(Source code of charts)
··········
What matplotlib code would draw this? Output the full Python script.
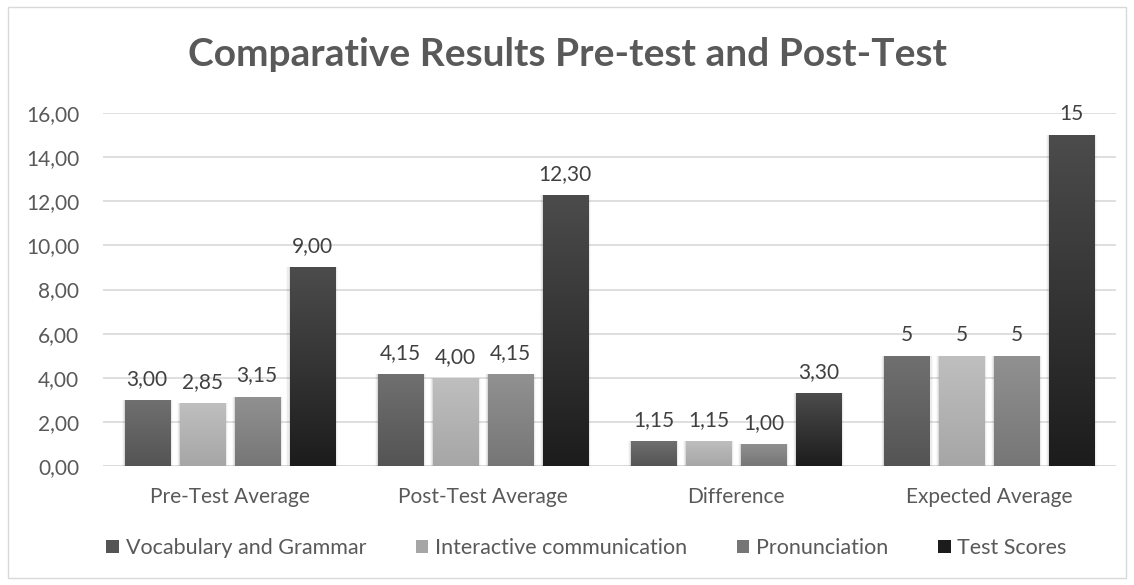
import matplotlib.pyplot as plt
import numpy as np
from matplotlib.colors import LinearSegmentedColormap
from matplotlib.patches import Rectangle

categories = ['Pre-Test Average', 'Post-Test Average', 'Difference', 'Expected Average']
series = ['Vocabulary and Grammar', 'Interactive communication', 'Pronunciation', 'Test Scores']
values = [
    [3.00, 4.15, 1.15, 5],
    [2.85, 4.00, 1.15, 5],
    [3.15, 4.15, 1.00, 5],
    [9.00, 12.30, 3.30, 15],
]
labels = [
    ['3,00', '4,15', '1,15', '5'],
    ['2,85', '4,00', '1,15', '5'],
    ['3,15', '4,15', '1,00', '5'],
    ['9,00', '12,30', '3,30', '15'],
]
yticks = [0, 2, 4, 6, 8, 10, 12, 14, 16]

# top / bottom shade of each series
shades = [('#707070', '#545454'), ('#bfbfbf', '#a6a6a6'),
          ('#919191', '#767676'), ('#4c4c4c', '#1c1c1c')]

text_color = '#595959'
plt.rcParams['font.family'] = ['Lato', 'DejaVu Sans']

fig = plt.figure(figsize=(11.34, 5.85), dpi=100)
fig.patches.append(Rectangle((8 / 1134, 7 / 585), 1118 / 1134, 571 / 585, transform=fig.transFigure,
                             fill=False, edgecolor='#d9d9d9', linewidth=1))
ax = fig.add_axes([103 / 1134, 119 / 585, 1013 / 1134, 353 / 585])

x = np.arange(len(categories))
width = 0.178
step = 0.217
offsets = (np.arange(len(series)) - 1.5) * step

ax.set_xlim(-0.5, len(categories) - 0.5)
ax.set_ylim(0, 16)

for i, name in enumerate(series):
    top, bottom = shades[i]
    cmap = LinearSegmentedColormap.from_list(name, [bottom, top])
    bars = ax.bar(x + offsets[i], values[i], width, color=shades[i][1], label=name, zorder=3)
    for bar, lab in zip(bars, labels[i]):
        bx, bw, bh = bar.get_x(), bar.get_width(), bar.get_height()
        # soft shadow at the sides
        for k, a in enumerate([0.08, 0.05, 0.025]):
            d = 0.004 * (k + 1)
            ax.add_patch(Rectangle((bx - d, 0), bw + 2 * d, bh, facecolor='black',
                                   alpha=a, linewidth=0, zorder=2))
        grad = np.linspace(0, 1, 256).reshape(-1, 1)
        im = ax.imshow(grad, cmap=cmap, origin='lower', aspect='auto',
                       extent=[bx, bx + bw, 0, bh], zorder=4)
        im.set_clip_path(bar)
        ax.text(bx + bw / 2, bh + 0.5, lab, ha='center', va='bottom',
                fontsize=15, color='#404040', zorder=5)

ax.set_xlim(-0.5, len(categories) - 0.5)
ax.set_ylim(0, 16)
ax.set_yticks(yticks)
ax.set_yticklabels([f'{t:.2f}'.replace('.', ',') for t in yticks])
ax.set_xticks(x)
ax.set_xticklabels(categories)
ax.tick_params(axis='both', length=0, labelsize=15, labelcolor=text_color)
ax.tick_params(axis='y', pad=17)
ax.tick_params(axis='x', pad=15)
ax.grid(axis='y', color='#d9d9d9', linewidth=1.2, zorder=0)
for s in ax.spines.values():
    s.set_visible(False)
ax.axhline(0, color='#d9d9d9', linewidth=1.2, zorder=1)

fig.text(0.5, 0.907, 'Comparative Results Pre-test and Post-Test', ha='center', va='center',
         fontsize=28, fontweight='bold', color=text_color)

handles = [Rectangle((0, 0), 1, 1, facecolor=shades[i][1], edgecolor='none') for i in range(len(series))]
fig.legend(handles, series, loc='center', bbox_to_anchor=(0.517, 0.063), ncol=4, frameon=False,
           fontsize=15.5, labelcolor=text_color, handlelength=0.6, handleheight=0.6,
           handletextpad=0.3, columnspacing=2.3)

fig.savefig('out.png', dpi=100)
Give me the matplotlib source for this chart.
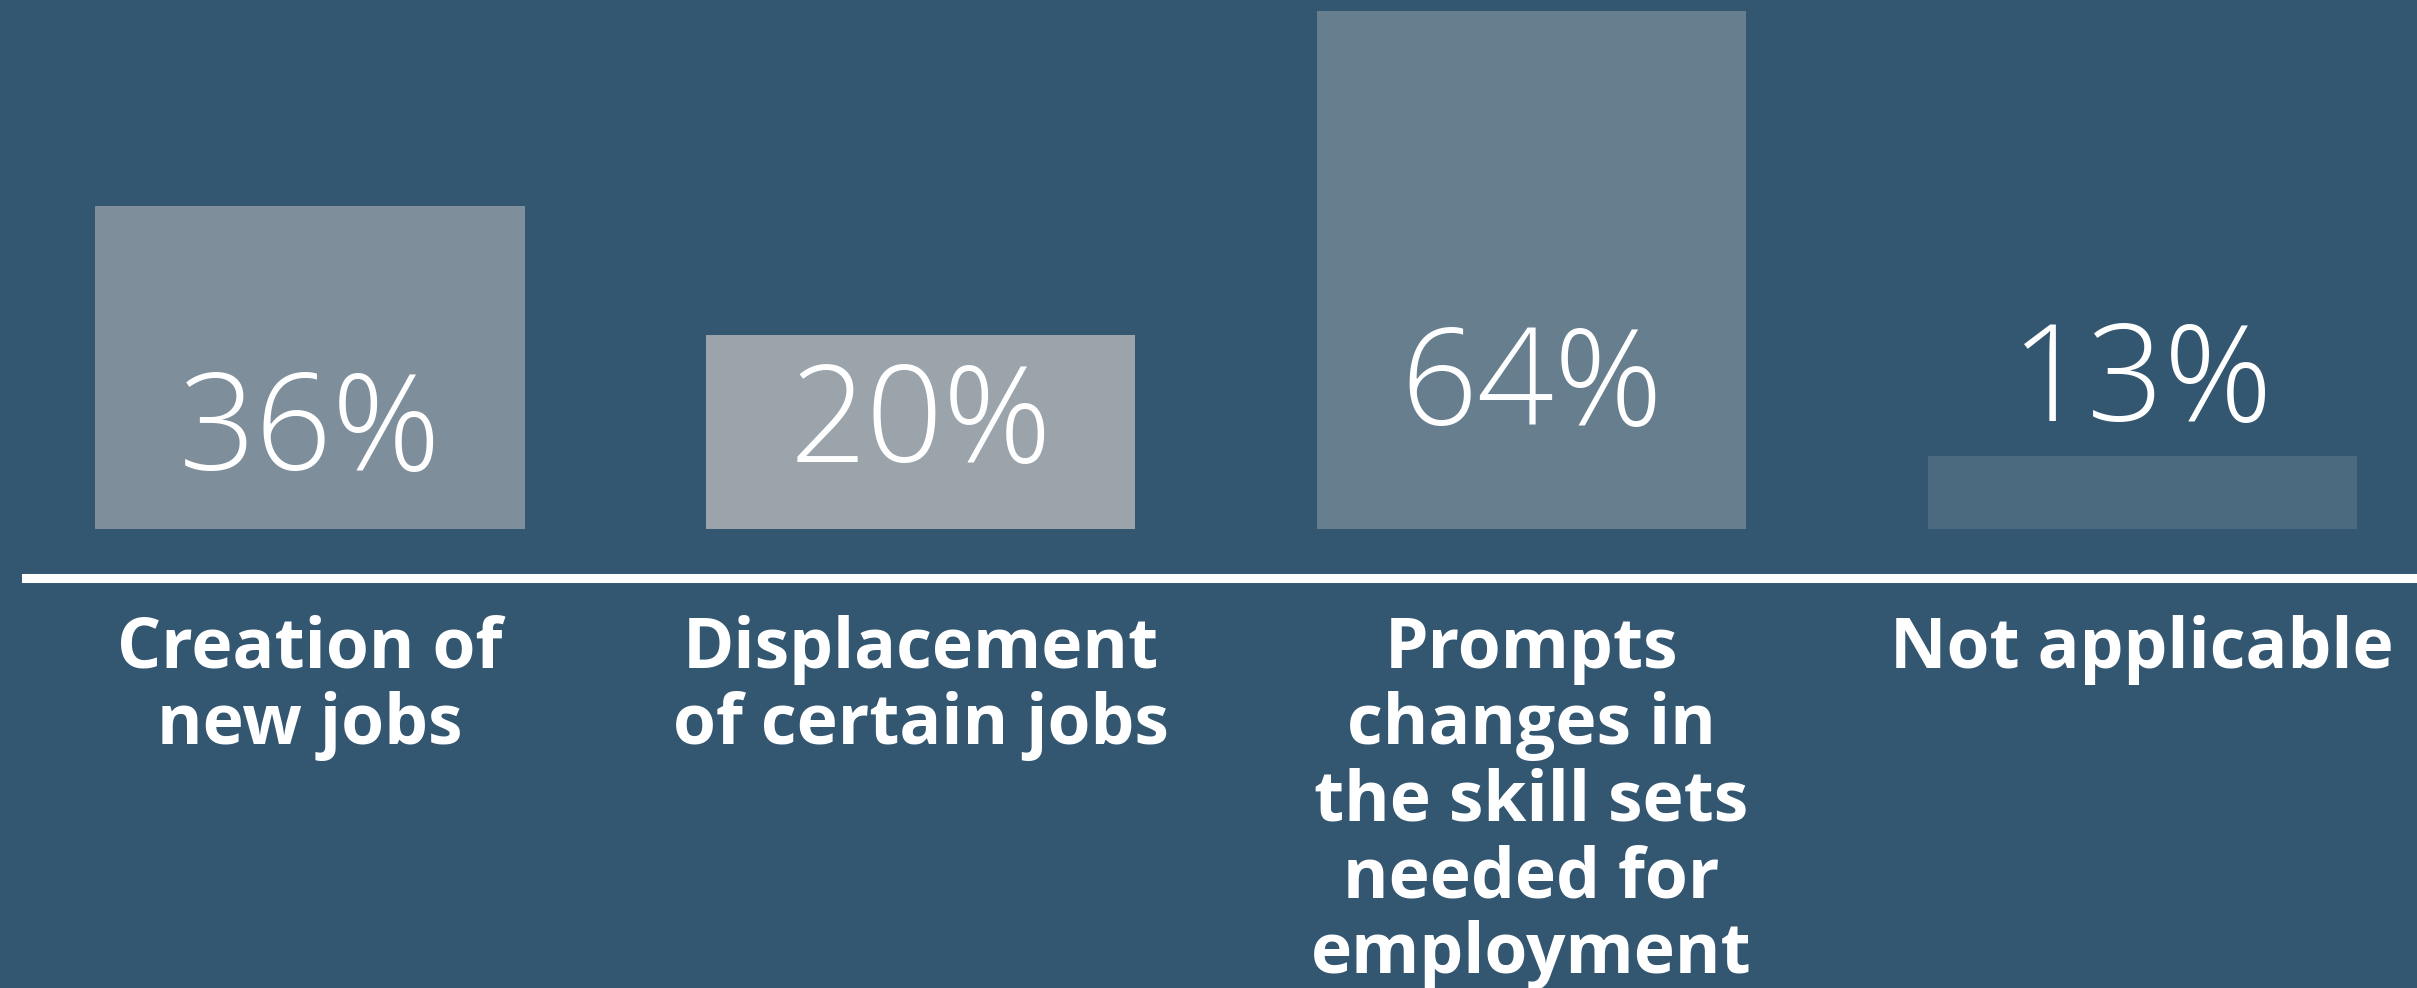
··········
**EXERCISE DESCRIPTION**. Where a line above includes "matplotlib", copy that line.

**CORRECT RESULT**.
What matplotlib code would draw this? Output the full Python script.
import matplotlib.pyplot as plt
from matplotlib.colors import LinearSegmentedColormap
from matplotlib.patches import Rectangle
Give me the matplotlib source for this chart.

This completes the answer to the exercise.